Data shown:
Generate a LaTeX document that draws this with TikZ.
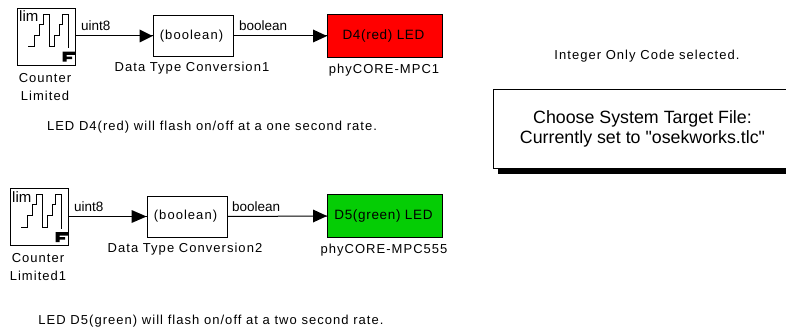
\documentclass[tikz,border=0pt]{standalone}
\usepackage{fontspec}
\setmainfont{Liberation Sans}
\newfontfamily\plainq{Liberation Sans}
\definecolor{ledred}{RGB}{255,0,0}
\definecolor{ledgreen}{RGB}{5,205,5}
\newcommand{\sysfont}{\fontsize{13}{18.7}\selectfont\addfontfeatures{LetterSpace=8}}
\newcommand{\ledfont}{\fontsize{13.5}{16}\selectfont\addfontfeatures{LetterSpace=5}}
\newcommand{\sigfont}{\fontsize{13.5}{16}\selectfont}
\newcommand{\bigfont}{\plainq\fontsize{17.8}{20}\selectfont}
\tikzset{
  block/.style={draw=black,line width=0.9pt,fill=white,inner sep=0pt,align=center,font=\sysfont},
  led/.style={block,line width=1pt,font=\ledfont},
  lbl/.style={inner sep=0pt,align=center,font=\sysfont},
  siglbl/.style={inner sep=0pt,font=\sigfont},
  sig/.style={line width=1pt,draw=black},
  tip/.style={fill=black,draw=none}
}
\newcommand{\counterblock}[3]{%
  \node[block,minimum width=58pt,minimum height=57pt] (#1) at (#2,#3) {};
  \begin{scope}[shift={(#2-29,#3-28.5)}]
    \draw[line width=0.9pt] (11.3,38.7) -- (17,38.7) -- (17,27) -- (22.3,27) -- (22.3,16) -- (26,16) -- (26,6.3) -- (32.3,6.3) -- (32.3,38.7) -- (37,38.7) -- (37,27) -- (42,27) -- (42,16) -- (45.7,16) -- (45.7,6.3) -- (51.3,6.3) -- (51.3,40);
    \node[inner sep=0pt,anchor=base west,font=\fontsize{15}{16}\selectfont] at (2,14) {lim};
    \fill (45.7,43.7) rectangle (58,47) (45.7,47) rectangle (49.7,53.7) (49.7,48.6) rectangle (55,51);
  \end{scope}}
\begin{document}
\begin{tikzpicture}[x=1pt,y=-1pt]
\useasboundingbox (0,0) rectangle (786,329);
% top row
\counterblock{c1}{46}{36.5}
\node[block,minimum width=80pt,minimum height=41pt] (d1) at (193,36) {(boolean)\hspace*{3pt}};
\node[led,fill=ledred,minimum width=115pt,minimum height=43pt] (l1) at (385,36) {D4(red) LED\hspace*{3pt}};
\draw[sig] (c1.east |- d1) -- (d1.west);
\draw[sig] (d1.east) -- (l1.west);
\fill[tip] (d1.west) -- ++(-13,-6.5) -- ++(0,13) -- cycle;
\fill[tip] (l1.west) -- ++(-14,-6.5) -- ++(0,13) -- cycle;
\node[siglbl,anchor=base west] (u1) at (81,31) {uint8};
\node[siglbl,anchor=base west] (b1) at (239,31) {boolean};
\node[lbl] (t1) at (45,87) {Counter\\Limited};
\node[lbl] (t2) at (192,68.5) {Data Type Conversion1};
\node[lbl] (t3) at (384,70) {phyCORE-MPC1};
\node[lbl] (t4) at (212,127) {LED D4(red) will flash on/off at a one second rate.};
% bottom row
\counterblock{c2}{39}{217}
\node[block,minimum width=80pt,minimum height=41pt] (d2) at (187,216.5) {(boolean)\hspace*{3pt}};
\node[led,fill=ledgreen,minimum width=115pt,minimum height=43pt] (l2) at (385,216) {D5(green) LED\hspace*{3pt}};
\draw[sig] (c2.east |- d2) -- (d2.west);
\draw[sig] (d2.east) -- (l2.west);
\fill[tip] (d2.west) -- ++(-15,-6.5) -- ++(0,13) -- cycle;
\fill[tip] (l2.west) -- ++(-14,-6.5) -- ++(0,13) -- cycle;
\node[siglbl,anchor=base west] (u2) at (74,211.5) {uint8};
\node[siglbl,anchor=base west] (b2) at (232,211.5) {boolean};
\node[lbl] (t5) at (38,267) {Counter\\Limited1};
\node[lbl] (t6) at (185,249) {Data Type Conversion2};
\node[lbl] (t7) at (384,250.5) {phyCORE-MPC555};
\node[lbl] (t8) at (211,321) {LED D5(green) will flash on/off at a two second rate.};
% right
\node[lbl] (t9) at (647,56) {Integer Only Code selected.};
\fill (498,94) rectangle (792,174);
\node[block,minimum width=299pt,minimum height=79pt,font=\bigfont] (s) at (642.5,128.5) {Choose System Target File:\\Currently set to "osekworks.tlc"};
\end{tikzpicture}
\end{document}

What to do: Are you able to set down all the lines above exactly, without any pictures?

Solved exercise:
Generate a LaTeX document that draws this with TikZ.
\documentclass[tikz,border=0pt]{standalone}
\usepackage{fontspec}
\setmainfont{Liberation Sans}
\newfontfamily\plainq{Liberation Sans}
\definecolor{ledred}{RGB}{255,0,0}
\definecolor{ledgreen}{RGB}{5,205,5}
\newcommand{\sysfont}{\fontsize{13}{18.7}\selectfont\addfontfeatures{LetterSpace=8}}
\newcommand{\ledfont}{\fontsize{13.5}{16}\selectfont\addfontfeatures{LetterSpace=5}}
\newcommand{\sigfont}{\fontsize{13.5}{16}\selectfont}
\newcommand{\bigfont}{\plainq\fontsize{17.8}{20}\selectfont}
\tikzset{
  block/.style={draw=black,line width=0.9pt,fill=white,inner sep=0pt,align=center,font=\sysfont},
  led/.style={block,line width=1pt,font=\ledfont},
  lbl/.style={inner sep=0pt,align=center,font=\sysfont},
  siglbl/.style={inner sep=0pt,font=\sigfont},
  sig/.style={line width=1pt,draw=black},
  tip/.style={fill=black,draw=none}
}
\newcommand{\counterblock}[3]{%
  \node[block,minimum width=58pt,minimum height=57pt] (#1) at (#2,#3) {};
  \begin{scope}[shift={(#2-29,#3-28.5)}]
    \draw[line width=0.9pt] (11.3,38.7) -- (17,38.7) -- (17,27) -- (22.3,27) -- (22.3,16) -- (26,16) -- (26,6.3) -- (32.3,6.3) -- (32.3,38.7) -- (37,38.7) -- (37,27) -- (42,27) -- (42,16) -- (45.7,16) -- (45.7,6.3) -- (51.3,6.3) -- (51.3,40);
    \node[inner sep=0pt,anchor=base west,font=\fontsize{15}{16}\selectfont] at (2,14) {lim};
    \fill (45.7,43.7) rectangle (58,47) (45.7,47) rectangle (49.7,53.7) (49.7,48.6) rectangle (55,51);
  \end{scope}}
\begin{document}
\begin{tikzpicture}[x=1pt,y=-1pt]
\useasboundingbox (0,0) rectangle (786,329);
% top row
\counterblock{c1}{46}{36.5}
\node[block,minimum width=80pt,minimum height=41pt] (d1) at (193,36) {(boolean)\hspace*{3pt}};
\node[led,fill=ledred,minimum width=115pt,minimum height=43pt] (l1) at (385,36) {D4(red) LED\hspace*{3pt}};
\draw[sig] (c1.east |- d1) -- (d1.west);
\draw[sig] (d1.east) -- (l1.west);
\fill[tip] (d1.west) -- ++(-13,-6.5) -- ++(0,13) -- cycle;
\fill[tip] (l1.west) -- ++(-14,-6.5) -- ++(0,13) -- cycle;
\node[siglbl,anchor=base west] (u1) at (81,31) {uint8};
\node[siglbl,anchor=base west] (b1) at (239,31) {boolean};
\node[lbl] (t1) at (45,87) {Counter\\Limited};
\node[lbl] (t2) at (192,68.5) {Data Type Conversion1};
\node[lbl] (t3) at (384,70) {phyCORE-MPC1};
\node[lbl] (t4) at (212,127) {LED D4(red) will flash on/off at a one second rate.};
% bottom row
\counterblock{c2}{39}{217}
\node[block,minimum width=80pt,minimum height=41pt] (d2) at (187,216.5) {(boolean)\hspace*{3pt}};
\node[led,fill=ledgreen,minimum width=115pt,minimum height=43pt] (l2) at (385,216) {D5(green) LED\hspace*{3pt}};
\draw[sig] (c2.east |- d2) -- (d2.west);
\draw[sig] (d2.east) -- (l2.west);
\fill[tip] (d2.west) -- ++(-15,-6.5) -- ++(0,13) -- cycle;
\fill[tip] (l2.west) -- ++(-14,-6.5) -- ++(0,13) -- cycle;
\node[siglbl,anchor=base west] (u2) at (74,211.5) {uint8};
\node[siglbl,anchor=base west] (b2) at (232,211.5) {boolean};
\node[lbl] (t5) at (38,267) {Counter\\Limited1};
\node[lbl] (t6) at (185,249) {Data Type Conversion2};
\node[lbl] (t7) at (384,250.5) {phyCORE-MPC555};
\node[lbl] (t8) at (211,321) {LED D5(green) will flash on/off at a two second rate.};
% right
\node[lbl] (t9) at (647,56) {Integer Only Code selected.};
\fill (498,94) rectangle (792,174);
\node[block,minimum width=299pt,minimum height=79pt,font=\bigfont] (s) at (642.5,128.5) {Choose System Target File:\\Currently set to "osekworks.tlc"};
\end{tikzpicture}
\end{document}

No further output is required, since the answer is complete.